A dizzy intersection

Chelsea installs new roundabout for the intersection of M-52 and Werkner Road

Many of us remember the nursery rhyme that goes, “Round and round we go. Where we stop, nobody knows.” Many teens have that state of mind when hitting the newly added roundabout near Chelsea. Since drivers have to keep moving at this sort of intersection, it really sparks curiosity. Is it any better than a traffic-light intersection?

Roundabouts are becoming a popular type of junction in big cities for many different reasons. The safety factor is mostly the point of this circular intersection. As approached, yielding to drivers from the left is the key. Another goal is to slow drivers down, but mainly keep the vehicles moving. According to the police department, the speed limit for the roundabout in Chelsea is 20 mph, making it a careful, organized and flowing intersection.

With roundabouts showing up around several communities such as Jackson, Brighton and Lansing, teens must become more experienced with them.
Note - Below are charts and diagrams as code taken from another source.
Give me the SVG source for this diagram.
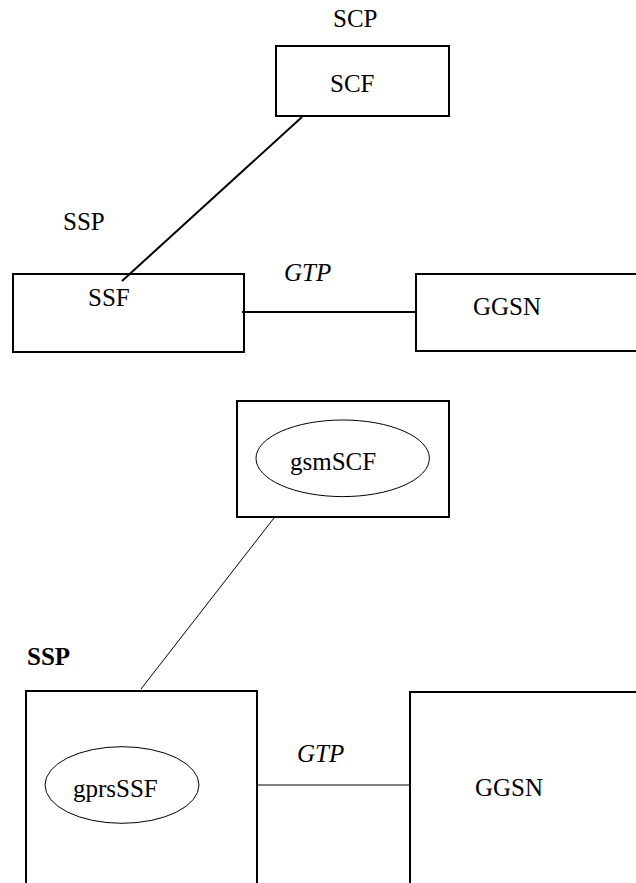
<svg xmlns="http://www.w3.org/2000/svg" width="636" height="883" viewBox="0 0 636 883">
<style>
text{font-family:"Liberation Serif","Times New Roman",serif;font-size:25px;fill:#000}
.it{font-style:italic}
.b{font-weight:bold}
.box{fill:none;stroke:#000;stroke-width:2}
.ell{fill:none;stroke:#000;stroke-width:1}
.thick{stroke:#000;stroke-width:2;fill:none}
.thin{stroke:#000;stroke-width:1;fill:none}
</style>
<rect width="636" height="883" fill="#fff"/>
<g id="connectors">
<line class="thick" x1="302" y1="117" x2="122" y2="281"/>
<line class="thick" x1="242" y1="312" x2="416" y2="312"/>
<line class="thin" x1="274" y1="518" x2="141" y2="689"/>
<line class="thin" x1="257" y1="785" x2="410" y2="785"/>
</g>
<g id="labels">
<text x="333" y="27">SCP</text>
<text x="63" y="230">SSP</text>
<text class="it" x="284" y="281">GTP</text>
<text class="b" x="27" y="665">SSP</text>
<text class="it" x="297" y="762">GTP</text>
</g>
<g id="scf">
<rect class="box" x="276" y="46" width="173" height="70"/>
<text x="330" y="92">SCF</text>
</g>
<g id="ssf">
<rect class="box" x="13" y="274" width="231" height="78"/>
<text x="88" y="306">SSF</text>
</g>
<g id="ggsn-top">
<path class="box" d="M640 274 H416 V351 H640"/>
<text x="473" y="315">GGSN</text>
</g>
<g id="gsmscf">
<rect class="box" x="237" y="401" width="212" height="116"/>
<ellipse class="ell" cx="342.7" cy="458.3" rx="86.7" ry="38.3"/>
<text x="290" y="470">gsmSCF</text>
</g>
<g id="gprsssf">
<path class="box" d="M26 890 V691 H257 V890"/>
<ellipse class="ell" cx="122" cy="785" rx="77" ry="38.3"/>
<text x="73" y="797">gprsSSF</text>
</g>
<g id="ggsn-bottom">
<path class="box" d="M640 692 H410 V890"/>
<text x="475" y="796">GGSN</text>
</g>
</svg>
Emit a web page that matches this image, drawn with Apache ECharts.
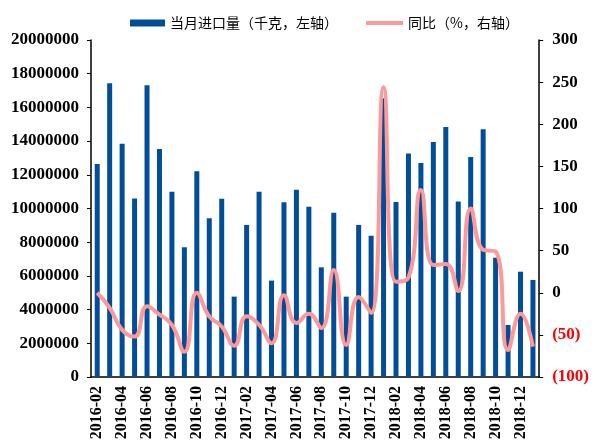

They may even embrace them when they learn that roundabouts help with the rate of fuel consumption and congestion in traffic according to the Michigan Department of Transportation. Most people believe it is more beneficial to have them on the road. In a poll of 30 seniors, only one student wasn’t sure of how to drive through one.

“I think the intent of roundabouts is to keep the traffic moving even though they’re a lot slower,” teacher teacher Steve Allison said. “Vehicles are moving all the time, so they aren’t stopping which reduces wear-tear on the brakes, and it helps with the ignitions.”

Roundabouts have caused a 90 percent reduction in fatality collisions according to the Washington State Department of Transportation.

They may be the the most frequent type of intersection added to busy roads today, especially at intersections where multiple crashes have occurred. The United States does not have as many roundabouts compared to a country such as France, which has over 20,000.

As the trend grows, drivers have mixed feelings about the new type of intersections.

“They might direct traffic flow, but a lot of semis go through the Chelsea roundabout,” senior MacKenzie Goss said. “It’s not safe for them or the people on the roundabout to have this huge semi going around it, and possibly hitting cars, because they can’t slow down or speed up easily.”

Some people who have taken their driver’s tests years ago might have not been tested in one, making it even harder to navigate it their first time.
As more roundabouts start to appear, more people are either growing fond of them or wanting to just drive straight through. Either way, they are probably going to be more regularly installed into junctions all over the state.

“Roundabouts originated in Europe and are the primary intersections there,” said Keith Simons from the Michigan Department of Transportation. “Some states like Michigan adopted this idea of an intersection because of how low the numbers of incidents there are with them.”